Oleh: Amir Machmud NS
// kaukira hanya ada gurun pasir dan unta?/ di sini tersaji kisah penuh dinamika / tentang hak asasi yang dimasalahkan/ tentang patriotisme Asia/ tentang Messi yang tetap bercahaya/ tentang betapa eksotik sepak bola…/
(Sajak “Qatar 2022”, 2022)
ANDA boleh “menyayangkan” keterhentian Jepang dan Korea Selatan di babak 16 besar Piala Dunia 2022, tetapi Anda tak patut mengabaikan betapa dua negara itu telah memberi kontribusi makna.
Samurai Biru akhirnya takluk 2-4 dari Kroasia lewat drama adu penalti, sementara Kesatria Taeguk menyerah 1-4 dari Brazil, favorit turnamen.
Terlepas dari hasil, kiprah impresif kedua tim mewarnai romantika Coppa del Mundo tahun ini. Dunia akan terus mencatat momen 2022 ini, sama seperti ketika mengenang Korea Utara 1966 dan Kamerun 1999.
Kampanye Asia
Kiprah impresif tim-tim Asia itu mampu menindih kampanye masif Dunia Barat yang memperjuangkan LGBTQ di seputar panggung Piala Dunia.
Simbol bendera pelangi, yang antara lain dijadikan ban kapten sejumlah tim di Qatar 2022, berperang dengan opini yang berseberangan. Tak sedikit yang mempersoalkan standar ganda Barat tentang hak asasi manusia, dan keyakinan ideologi.
Dinamika sepak bola di ajang Piala Dunia 2022 ini pun mirip “rumah makan Padang” yang menyajikan rupa-rupa selera.

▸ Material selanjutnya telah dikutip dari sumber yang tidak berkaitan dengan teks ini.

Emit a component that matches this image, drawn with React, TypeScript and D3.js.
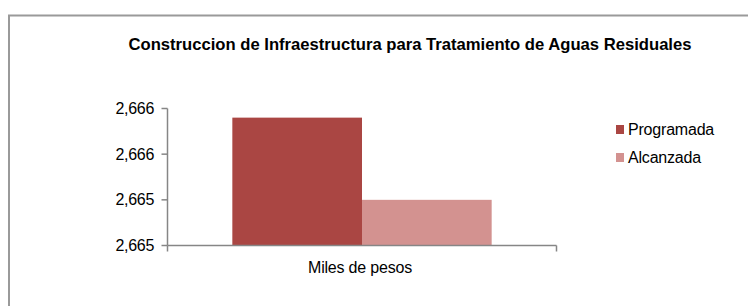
import React from 'react';
import * as d3 from 'd3';

const categories = ['Miles de pesos'];
const seriesNames = ['Programada', 'Alcanzada'];
const programada = [2665.76];
const alcanzada = [2665.4];
const yTicks = [2665.2, 2665.4, 2665.6, 2665.8];
const colors = ['#AA4643', '#D39290'];

const title = 'Construccion de Infraestructura para Tratamiento de Aguas Residuales';

const W = 748;
const H = 306;
const font = "'Liberation Sans', Arial, sans-serif";

const App: React.FC = () => {
  const plot = { left: 167.5, right: 556.5, top: 108.5, bottom: 245.5 };

  // escalas
  const y = d3.scaleLinear().domain([2665.2, 2665.8]).range([plot.bottom, plot.top]);
  const x0 = d3.scaleBand().domain(categories).range([plot.left, plot.right]).padding(0);
  const x1 = d3.scaleBand()
    .domain(seriesNames)
    .range([0, x0.bandwidth()])
    .paddingInner(0)
    .paddingOuter(0.5);
  const fmt = d3.format(',.0f');

  const values = [programada, alcanzada];

  return (
    <svg
      width={W}
      height={H}
      style={{ position: 'absolute', left: 0, top: 0, background: '#fff' }}
      fontFamily={font}
    >
      {/* marco */}
      <rect x={9} y={15.5} width={760} height={320} fill="#fff" stroke="#9a9a9a" strokeWidth={2} />

      <text
        x={410}
        y={50}
        textAnchor="middle"
        fontSize={16.5}
        fontWeight="bold"
        textLength={563}
        lengthAdjust="spacingAndGlyphs"
        fill="#000"
      >
        {title}
      </text>

      {/* barras */}
      {categories.map((c, ci) => (
        <g key={c} transform={`translate(${x0(c)},0)`}>
          {seriesNames.map((s, si) => {
            const v = values[si][ci];
            return (
              <rect
                key={s}
                x={x1(s)}
                y={y(v)}
                width={x1.bandwidth()}
                height={plot.bottom - y(v)}
                fill={colors[si]}
              />
            );
          })}
        </g>
      ))}

      {/* eje y */}
      <line x1={plot.left} x2={plot.left} y1={plot.top} y2={plot.bottom} stroke="#868686" strokeWidth={1.5} />
      {yTicks.map(t => (
        <g key={t}>
          <line x1={plot.left - 6} x2={plot.left} y1={y(t)} y2={y(t)} stroke="#868686" strokeWidth={1.5} />
          <text x={154} y={y(t) + 5.5} textAnchor="end" fontSize={16} fill="#000" letterSpacing={-0.3}>
            {fmt(t)}
          </text>
        </g>
      ))}

      {/* eje x */}
      <line x1={plot.left} x2={plot.right} y1={plot.bottom} y2={plot.bottom} stroke="#868686" strokeWidth={1.5} />
      {[plot.left, plot.right].map(px => (
        <line key={px} x1={px} x2={px} y1={plot.bottom} y2={plot.bottom + 6} stroke="#868686" strokeWidth={1.5} />
      ))}
      {categories.map(c => (
        <text
          key={c}
          x={(x0(c) ?? 0) + x0.bandwidth() / 2 - 2}
          y={273}
          textAnchor="middle"
          fontSize={16}
          fill="#000"
          letterSpacing={-0.2}
        >
          {c}
        </text>
      ))}

      {/* leyenda */}
      {seriesNames.map((s, i) => (
        <g key={s} transform={`translate(616,${125 + i * 28})`}>
          <rect x={0} y={0} width={8} height={9} fill={colors[i]} />
          <text x={12} y={9.5} fontSize={16} fill="#000" letterSpacing={-0.2}>
            {s}
          </text>
        </g>
      ))}
    </svg>
  );
};

export default App;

Yang sungguh-sungguh mau menikmati sepak bola dan perkembangannya, ada.
Yang menunggu Lionel Messi mengetengahkan jurus-jurus ajaibnya, tak sedikit juga.
Yang datang ke Doha dengan niat mengampanyekan kebebasan berekspresi, ada.
Yang lantang meneriakkan perjuangan kemanusiaan, ada.
Yang setiap saat menyinyiri pendirian FIFA dan Qatar sebagai tuan rumah penyelenggara, tak kurang pula.
Yang berkunjung ke Qatar untuk menghayati eksotika pariwisata di Timur Tengah, ada juga.
Tetapi “arus peradaban” sepak bola dengan up-trend tim-tim Asia-Afrika, dan realitas makin meratanya distribusi kekuatan sepak bola dunia, betul-betul mengemuka dalam perhelatan di negeri keemiratan itu.
Suka atau tidak suka, Qatar 2022 menyuguhkan warisan album sejarah yang akan terus dikenang dalam perjalanan sepak bola dunia.
Impresivitas Asia
Maka, kenang dan kenanglah kelak impresivitas Asia, seperti kita memprasastikan sepak terjang Korea Utara di Piala Dunia 1966, Kamerun di Italia 1990, dan laju luar biasa Korea Selatan pada 2002.
Jepang dan Korea Selatan mewakili kutub atraktivitas sepak bola Asia Timur yang agresif, berspirit kuat, dan fisik prima. Kelolosan Samurai Biru dan Kesatria Taeguk merupakan fakta kemajuan, bukan sekadar kejutan instan.
Kemenangan Arab Saudi atas Argentina dan Iran atas Wales tak pula bisa dianggap sebagai kebetulan. Dua wakil Asia Barat itu mengetengahkan kemajuan, apalagi The Green Falcons dan Tim Melli punya cukup jam terbang tampil di putaran final Piala Dunia. Sayang, dengan segala impresivitasnya, kedua tim terhenti di babak grup.
Andai keduanya lolos, bakal lengkaplah Asia diwakili lima tim — termasuk Australia — di 16 besar. Australia, salah satu wakil Asia, terhenti di perdelapan final dari Argentina.
Sepak Bola Patriotik
Sepak bola patriotik ala Jepang ketika menjungkalkan Jerman 2-1 dan Spanyol 2-1 menjadi warna kegagahan Asia di Qatar 2022. Sama seperti penampilan Korea Selatan yang menahan Uruguay 0-0 dan menundukkan Portugal 2-1.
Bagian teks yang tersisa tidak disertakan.